Journal of Roman Studies (1924) - Review: Early Man in the District of Huddersfield
Review of Early Man in the District of Huddersfield (1924) by James A. Petch.
EARLY MAN IN THE DISTRICT OF HUDDERSFIELD.
By JAMES A. PETCH. County Borough of Huddersfield ; the Tolson Memorial Museum Publications, edited by T.W. Woodhead. Huddersfield, 1924. Pp. 95, figs. 45. 1s.
A section on "The Coming of the Romans" may be regarded as sufficient justification for directing attention here to this useful guide to the Stone, Bronze and Early Iron Ages as represented in the Huddersfield Museum.
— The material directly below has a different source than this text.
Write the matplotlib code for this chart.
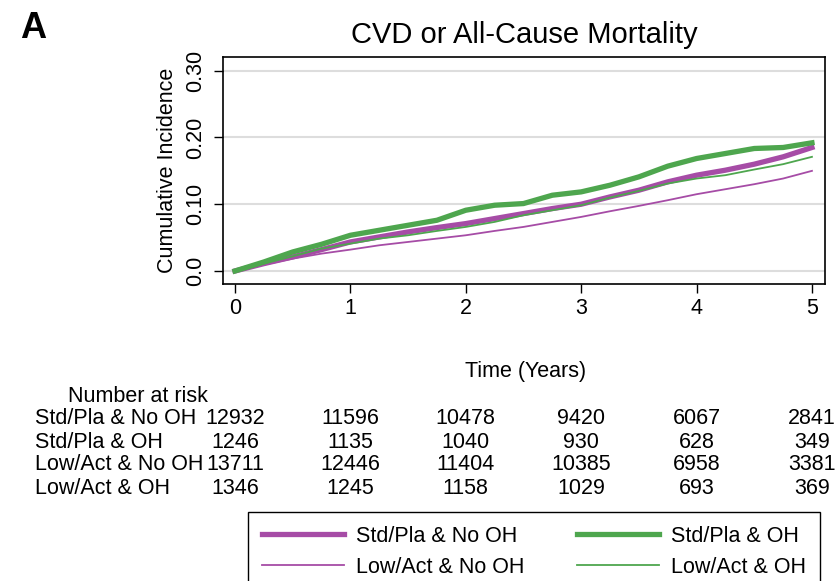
import numpy as np
import matplotlib as mpl
mpl.use('Agg')
from matplotlib import pyplot as plt
from matplotlib import transforms

plt.rcParams['font.family'] = ['Liberation Sans', 'DejaVu Sans']

# cumulative incidence
years = [0, 0.25, 0.5, 0.75, 1, 1.25, 1.5, 1.75, 2, 2.25, 2.5, 2.75,
         3, 3.25, 3.5, 3.75, 4, 4.25, 4.5, 4.75, 5]
std_no_oh = [0, 0.011, 0.021, 0.032, 0.0435, 0.051, 0.0585, 0.065, 0.071, 0.0785, 0.086, 0.0935,
             0.1, 0.111, 0.121, 0.1335, 0.1435, 0.151, 0.16, 0.171, 0.185]
std_oh = [0, 0.0135, 0.0285, 0.04, 0.0535, 0.061, 0.0685, 0.076, 0.091, 0.0985, 0.101, 0.1135,
          0.1185, 0.1285, 0.141, 0.157, 0.1685, 0.176, 0.1835, 0.185, 0.192]
low_no_oh = [0, 0.0095, 0.0185, 0.026, 0.032, 0.0385, 0.0435, 0.0485, 0.0535, 0.06, 0.066, 0.0735,
             0.081, 0.0895, 0.0975, 0.106, 0.115, 0.1225, 0.13, 0.1385, 0.15]
low_oh = [0, 0.011, 0.022, 0.0335, 0.041, 0.0485, 0.0535, 0.06, 0.066, 0.0735, 0.0835, 0.091,
          0.0985, 0.11, 0.12, 0.131, 0.1385, 0.1435, 0.152, 0.16, 0.171]

risk_times = [0, 1, 2, 3, 4, 5]
risk_groups = ['Std/Pla & No OH', 'Std/Pla & OH', 'Low/Act & No OH', 'Low/Act & OH']
risk_counts = [[12932, 11596, 10478, 9420, 6067, 2841],
               [1246, 1135, 1040, 930, 628, 349],
               [13711, 12446, 11404, 10385, 6958, 3381],
               [1346, 1245, 1158, 1029, 693, 369]]

PURPLE = '#a64ca6'
GREEN = '#4ea64e'
W, H = 836, 581

fig = plt.figure(figsize=(W / 100, H / 100), dpi=100)
ax = fig.add_axes([223 / W, 1 - 284 / H, (825 - 223) / W, (284 - 57.3) / H])

ax.plot(years, std_no_oh, color=PURPLE, lw=3.8, solid_joinstyle='miter', label='Std/Pla & No OH', zorder=3)
ax.plot(years, low_no_oh, color=PURPLE, lw=1.3, label='Low/Act & No OH', zorder=3)
ax.plot(years, std_oh, color=GREEN, lw=3.8, solid_joinstyle='miter', label='Std/Pla & OH', zorder=3)
ax.plot(years, low_oh, color=GREEN, lw=1.3, label='Low/Act & OH', zorder=4)

ax.set_xlim(-0.104, 5.113)
ax.set_ylim(-0.0195, 0.3201)
ax.set_xticks(risk_times)
ax.set_yticks([0, 0.1, 0.2, 0.3])
ax.set_yticklabels(['0.0', '0.10', '0.20', '0.30'], rotation=90, va='center')
ax.tick_params(labelsize=15.5, length=6.5, width=1, direction='out')
ax.tick_params(axis='y', pad=6)
ax.yaxis.grid(True, color='#dddddd', lw=1.5)
ax.set_axisbelow(True)
for s in ax.spines.values():
    s.set_linewidth(1.2)
ax.set_ylabel('Cumulative Incidence', fontsize=15.5)
ax.yaxis.set_label_coords(-0.0748, 0.5)
ax.set_title('CVD or All-Cause Mortality', fontsize=21, pad=10)

fig.text(20 / W, 1 - 28 / H, 'A', fontsize=26, fontweight='bold', va='center', ha='left')
fig.text(526 / W, 1 - 372 / H, 'Time (Years)', fontsize=15.5, ha='center', va='center')

# number at risk table
tr = transforms.blended_transform_factory(ax.transData, fig.transFigure)
fig.text(68 / W, 1 - 397 / H, 'Number at risk', fontsize=15.5, va='center')
row_y = [419, 442, 465, 488]
for grp, counts, yy in zip(risk_groups, risk_counts, row_y):
    fig.text(35 / W, 1 - yy / H, grp, fontsize=15.5, va='center')
    for t, n in zip(risk_times, counts):
        fig.text(t, 1 - yy / H, str(n), fontsize=15.5, va='center', ha='center', transform=tr)

h, l = ax.get_legend_handles_labels()
leg = fig.legend(h, l, loc='upper left', ncol=2, fontsize=15.5,
                 bbox_to_anchor=(248 / W, 1 - 512 / H, (820 - 248) / W, 0.0), mode='expand',
                 borderaxespad=0, frameon=True, fancybox=False, edgecolor='black', framealpha=1,
                 handlelength=3.8, handletextpad=0.55, borderpad=0.65, labelspacing=0.45,
                 columnspacing=0.5)
leg.get_frame().set_linewidth(1.0)

plt.savefig('out.png', dpi=100)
The Roman period proper in this district will form the subject of a later publication, but three coin-hoards which include both British and early Roman coins should perhaps be recognized as minor landmarks in the protracted conflict with the Brigantes during and before the time of Agricola. The hoards (Almondbury, Honley and Lightcliffe) are of course already known, but the guide provides a convenient illustrated summary, with notes on the historical possibilities. The outstanding feature of the guide, however, is a concise account of the microlithic flint industries which seem to indicate a fairly extensive occupation of the uplands around Huddersfield during the Tardenoisian or early neolithic period. These industries are on the whole more definite than are most of the British flake-industries which have been ascribed to this phase, and Mr. Petch has done a good service by presenting the facts in this accessible form, with a stratigraphical diagram and a descriptive list of sites. It would be inappropriate to discuss the contingent problems here, or to comment upon the general summaries which, in a deficiency of local evidence, largely fill the two phases between the Stone Age and the historical era. It may be noted in passing that the use of "upper palaeolithic" in the sense of "later palaeolithic" is the converse of the usual custom, and that occasional statements such as "nowhere in England are bronze arrowheads found" betray an incomplete knowledge of the material available. But, with the proviso that the framework is evidently the outcome of general reading rather than of detailed study, the main purpose of the guide is admirably fulfilled. The illustrations are adequate save those produced in half-tone, which are in a few cases useless and should be rigorously weeded out in the future editions that may be expected if the enterprise of Dr. T.W. Woodhead and the Huddersfield Museum authorities is fitly rewarded.